— START Dataset section —
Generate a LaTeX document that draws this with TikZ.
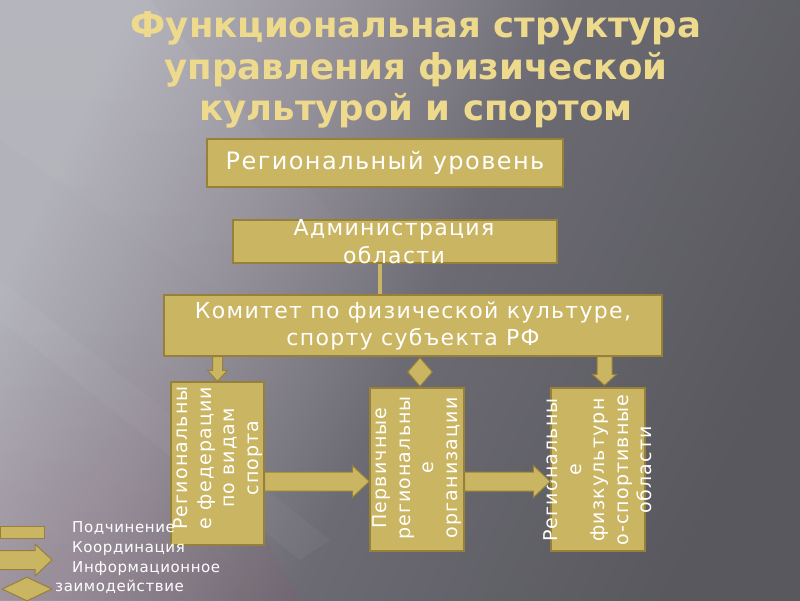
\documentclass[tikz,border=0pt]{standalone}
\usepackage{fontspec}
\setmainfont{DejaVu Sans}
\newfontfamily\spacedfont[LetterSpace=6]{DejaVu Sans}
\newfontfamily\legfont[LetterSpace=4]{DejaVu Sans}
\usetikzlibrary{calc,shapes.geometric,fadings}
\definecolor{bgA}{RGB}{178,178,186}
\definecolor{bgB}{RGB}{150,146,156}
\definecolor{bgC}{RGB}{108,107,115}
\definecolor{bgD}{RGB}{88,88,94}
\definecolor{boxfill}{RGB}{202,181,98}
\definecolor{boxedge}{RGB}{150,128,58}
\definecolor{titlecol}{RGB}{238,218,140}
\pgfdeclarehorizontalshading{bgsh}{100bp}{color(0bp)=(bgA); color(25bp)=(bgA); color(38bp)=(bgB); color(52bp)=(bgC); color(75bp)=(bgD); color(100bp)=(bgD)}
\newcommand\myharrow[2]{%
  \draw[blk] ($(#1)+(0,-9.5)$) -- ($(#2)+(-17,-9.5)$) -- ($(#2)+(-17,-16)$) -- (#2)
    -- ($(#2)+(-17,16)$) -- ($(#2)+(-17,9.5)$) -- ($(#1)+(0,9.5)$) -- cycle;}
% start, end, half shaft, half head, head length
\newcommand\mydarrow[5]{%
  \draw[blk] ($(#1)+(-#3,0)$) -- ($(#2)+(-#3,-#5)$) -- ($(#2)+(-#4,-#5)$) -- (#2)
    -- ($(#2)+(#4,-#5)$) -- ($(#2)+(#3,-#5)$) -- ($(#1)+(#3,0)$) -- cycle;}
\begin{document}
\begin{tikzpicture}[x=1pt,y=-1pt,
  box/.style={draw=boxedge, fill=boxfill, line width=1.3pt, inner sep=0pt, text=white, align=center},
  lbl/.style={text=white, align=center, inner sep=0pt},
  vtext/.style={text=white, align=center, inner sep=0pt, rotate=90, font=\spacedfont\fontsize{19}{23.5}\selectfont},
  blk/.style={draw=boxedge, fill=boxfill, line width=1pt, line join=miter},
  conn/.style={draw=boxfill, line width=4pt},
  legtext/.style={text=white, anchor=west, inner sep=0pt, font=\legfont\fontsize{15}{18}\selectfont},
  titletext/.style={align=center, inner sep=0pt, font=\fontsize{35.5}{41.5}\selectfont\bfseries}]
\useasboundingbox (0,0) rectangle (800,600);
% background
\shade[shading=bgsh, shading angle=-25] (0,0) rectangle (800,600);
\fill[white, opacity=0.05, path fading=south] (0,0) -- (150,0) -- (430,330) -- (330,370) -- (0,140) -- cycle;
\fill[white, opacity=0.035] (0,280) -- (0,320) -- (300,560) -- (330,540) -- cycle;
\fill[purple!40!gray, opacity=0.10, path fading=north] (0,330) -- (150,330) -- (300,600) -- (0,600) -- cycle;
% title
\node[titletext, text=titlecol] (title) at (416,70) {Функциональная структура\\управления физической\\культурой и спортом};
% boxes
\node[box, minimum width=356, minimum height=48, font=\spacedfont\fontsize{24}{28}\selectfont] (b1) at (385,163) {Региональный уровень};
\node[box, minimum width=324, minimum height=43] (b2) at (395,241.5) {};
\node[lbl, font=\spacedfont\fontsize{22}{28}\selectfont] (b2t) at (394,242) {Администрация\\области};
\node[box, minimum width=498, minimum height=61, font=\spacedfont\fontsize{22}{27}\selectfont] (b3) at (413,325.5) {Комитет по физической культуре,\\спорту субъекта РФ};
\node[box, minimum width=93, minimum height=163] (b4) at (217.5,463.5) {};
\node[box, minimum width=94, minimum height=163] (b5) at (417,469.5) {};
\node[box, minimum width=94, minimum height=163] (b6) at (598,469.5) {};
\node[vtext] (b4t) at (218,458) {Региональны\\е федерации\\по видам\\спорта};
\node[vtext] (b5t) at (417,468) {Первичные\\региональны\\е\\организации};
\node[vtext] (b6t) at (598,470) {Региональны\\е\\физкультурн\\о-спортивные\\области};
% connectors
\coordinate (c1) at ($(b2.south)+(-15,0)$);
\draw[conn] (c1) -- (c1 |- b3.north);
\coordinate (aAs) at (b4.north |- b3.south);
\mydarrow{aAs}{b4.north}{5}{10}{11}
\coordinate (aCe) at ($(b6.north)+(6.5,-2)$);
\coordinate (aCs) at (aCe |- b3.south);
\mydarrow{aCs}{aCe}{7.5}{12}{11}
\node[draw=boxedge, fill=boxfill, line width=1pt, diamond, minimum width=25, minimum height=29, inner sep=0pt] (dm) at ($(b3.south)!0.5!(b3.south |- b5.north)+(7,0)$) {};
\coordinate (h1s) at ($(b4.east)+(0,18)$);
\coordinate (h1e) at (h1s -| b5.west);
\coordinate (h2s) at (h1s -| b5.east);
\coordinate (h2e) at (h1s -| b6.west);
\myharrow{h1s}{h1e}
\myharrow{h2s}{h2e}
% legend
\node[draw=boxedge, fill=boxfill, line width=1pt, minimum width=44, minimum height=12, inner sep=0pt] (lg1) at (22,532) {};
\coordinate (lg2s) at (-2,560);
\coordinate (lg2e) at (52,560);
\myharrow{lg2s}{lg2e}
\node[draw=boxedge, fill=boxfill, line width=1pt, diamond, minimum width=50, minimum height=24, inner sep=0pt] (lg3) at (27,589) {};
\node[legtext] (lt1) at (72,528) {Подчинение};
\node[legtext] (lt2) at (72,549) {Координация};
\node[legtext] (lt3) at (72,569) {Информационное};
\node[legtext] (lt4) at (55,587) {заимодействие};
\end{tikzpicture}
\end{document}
— END Dataset section —
__Work to be completed__
Copy each line exactly, and leave the pictures out of your copy.

__Answer to the task__
Generate a LaTeX document that draws this with TikZ.
\documentclass[tikz,border=0pt]{standalone}
\usepackage{fontspec}
\setmainfont{DejaVu Sans}
\newfontfamily\spacedfont[LetterSpace=6]{DejaVu Sans}
\newfontfamily\legfont[LetterSpace=4]{DejaVu Sans}
\usetikzlibrary{calc,shapes.geometric,fadings}
\definecolor{bgA}{RGB}{178,178,186}
\definecolor{bgB}{RGB}{150,146,156}
\definecolor{bgC}{RGB}{108,107,115}
\definecolor{bgD}{RGB}{88,88,94}
\definecolor{boxfill}{RGB}{202,181,98}
\definecolor{boxedge}{RGB}{150,128,58}
\definecolor{titlecol}{RGB}{238,218,140}
\pgfdeclarehorizontalshading{bgsh}{100bp}{color(0bp)=(bgA); color(25bp)=(bgA); color(38bp)=(bgB); color(52bp)=(bgC); color(75bp)=(bgD); color(100bp)=(bgD)}
\newcommand\myharrow[2]{%
  \draw[blk] ($(#1)+(0,-9.5)$) -- ($(#2)+(-17,-9.5)$) -- ($(#2)+(-17,-16)$) -- (#2)
    -- ($(#2)+(-17,16)$) -- ($(#2)+(-17,9.5)$) -- ($(#1)+(0,9.5)$) -- cycle;}
% start, end, half shaft, half head, head length
\newcommand\mydarrow[5]{%
  \draw[blk] ($(#1)+(-#3,0)$) -- ($(#2)+(-#3,-#5)$) -- ($(#2)+(-#4,-#5)$) -- (#2)
    -- ($(#2)+(#4,-#5)$) -- ($(#2)+(#3,-#5)$) -- ($(#1)+(#3,0)$) -- cycle;}
\begin{document}
\begin{tikzpicture}[x=1pt,y=-1pt,
  box/.style={draw=boxedge, fill=boxfill, line width=1.3pt, inner sep=0pt, text=white, align=center},
  lbl/.style={text=white, align=center, inner sep=0pt},
  vtext/.style={text=white, align=center, inner sep=0pt, rotate=90, font=\spacedfont\fontsize{19}{23.5}\selectfont},
  blk/.style={draw=boxedge, fill=boxfill, line width=1pt, line join=miter},
  conn/.style={draw=boxfill, line width=4pt},
  legtext/.style={text=white, anchor=west, inner sep=0pt, font=\legfont\fontsize{15}{18}\selectfont},
  titletext/.style={align=center, inner sep=0pt, font=\fontsize{35.5}{41.5}\selectfont\bfseries}]
\useasboundingbox (0,0) rectangle (800,600);
% background
\shade[shading=bgsh, shading angle=-25] (0,0) rectangle (800,600);
\fill[white, opacity=0.05, path fading=south] (0,0) -- (150,0) -- (430,330) -- (330,370) -- (0,140) -- cycle;
\fill[white, opacity=0.035] (0,280) -- (0,320) -- (300,560) -- (330,540) -- cycle;
\fill[purple!40!gray, opacity=0.10, path fading=north] (0,330) -- (150,330) -- (300,600) -- (0,600) -- cycle;
% title
\node[titletext, text=titlecol] (title) at (416,70) {Функциональная структура\\управления физической\\культурой и спортом};
% boxes
\node[box, minimum width=356, minimum height=48, font=\spacedfont\fontsize{24}{28}\selectfont] (b1) at (385,163) {Региональный уровень};
\node[box, minimum width=324, minimum height=43] (b2) at (395,241.5) {};
\node[lbl, font=\spacedfont\fontsize{22}{28}\selectfont] (b2t) at (394,242) {Администрация\\области};
\node[box, minimum width=498, minimum height=61, font=\spacedfont\fontsize{22}{27}\selectfont] (b3) at (413,325.5) {Комитет по физической культуре,\\спорту субъекта РФ};
\node[box, minimum width=93, minimum height=163] (b4) at (217.5,463.5) {};
\node[box, minimum width=94, minimum height=163] (b5) at (417,469.5) {};
\node[box, minimum width=94, minimum height=163] (b6) at (598,469.5) {};
\node[vtext] (b4t) at (218,458) {Региональны\\е федерации\\по видам\\спорта};
\node[vtext] (b5t) at (417,468) {Первичные\\региональны\\е\\организации};
\node[vtext] (b6t) at (598,470) {Региональны\\е\\физкультурн\\о-спортивные\\области};
% connectors
\coordinate (c1) at ($(b2.south)+(-15,0)$);
\draw[conn] (c1) -- (c1 |- b3.north);
\coordinate (aAs) at (b4.north |- b3.south);
\mydarrow{aAs}{b4.north}{5}{10}{11}
\coordinate (aCe) at ($(b6.north)+(6.5,-2)$);
\coordinate (aCs) at (aCe |- b3.south);
\mydarrow{aCs}{aCe}{7.5}{12}{11}
\node[draw=boxedge, fill=boxfill, line width=1pt, diamond, minimum width=25, minimum height=29, inner sep=0pt] (dm) at ($(b3.south)!0.5!(b3.south |- b5.north)+(7,0)$) {};
\coordinate (h1s) at ($(b4.east)+(0,18)$);
\coordinate (h1e) at (h1s -| b5.west);
\coordinate (h2s) at (h1s -| b5.east);
\coordinate (h2e) at (h1s -| b6.west);
\myharrow{h1s}{h1e}
\myharrow{h2s}{h2e}
% legend
\node[draw=boxedge, fill=boxfill, line width=1pt, minimum width=44, minimum height=12, inner sep=0pt] (lg1) at (22,532) {};
\coordinate (lg2s) at (-2,560);
\coordinate (lg2e) at (52,560);
\myharrow{lg2s}{lg2e}
\node[draw=boxedge, fill=boxfill, line width=1pt, diamond, minimum width=50, minimum height=24, inner sep=0pt] (lg3) at (27,589) {};
\node[legtext] (lt1) at (72,528) {Подчинение};
\node[legtext] (lt2) at (72,549) {Координация};
\node[legtext] (lt3) at (72,569) {Информационное};
\node[legtext] (lt4) at (55,587) {заимодействие};
\end{tikzpicture}
\end{document}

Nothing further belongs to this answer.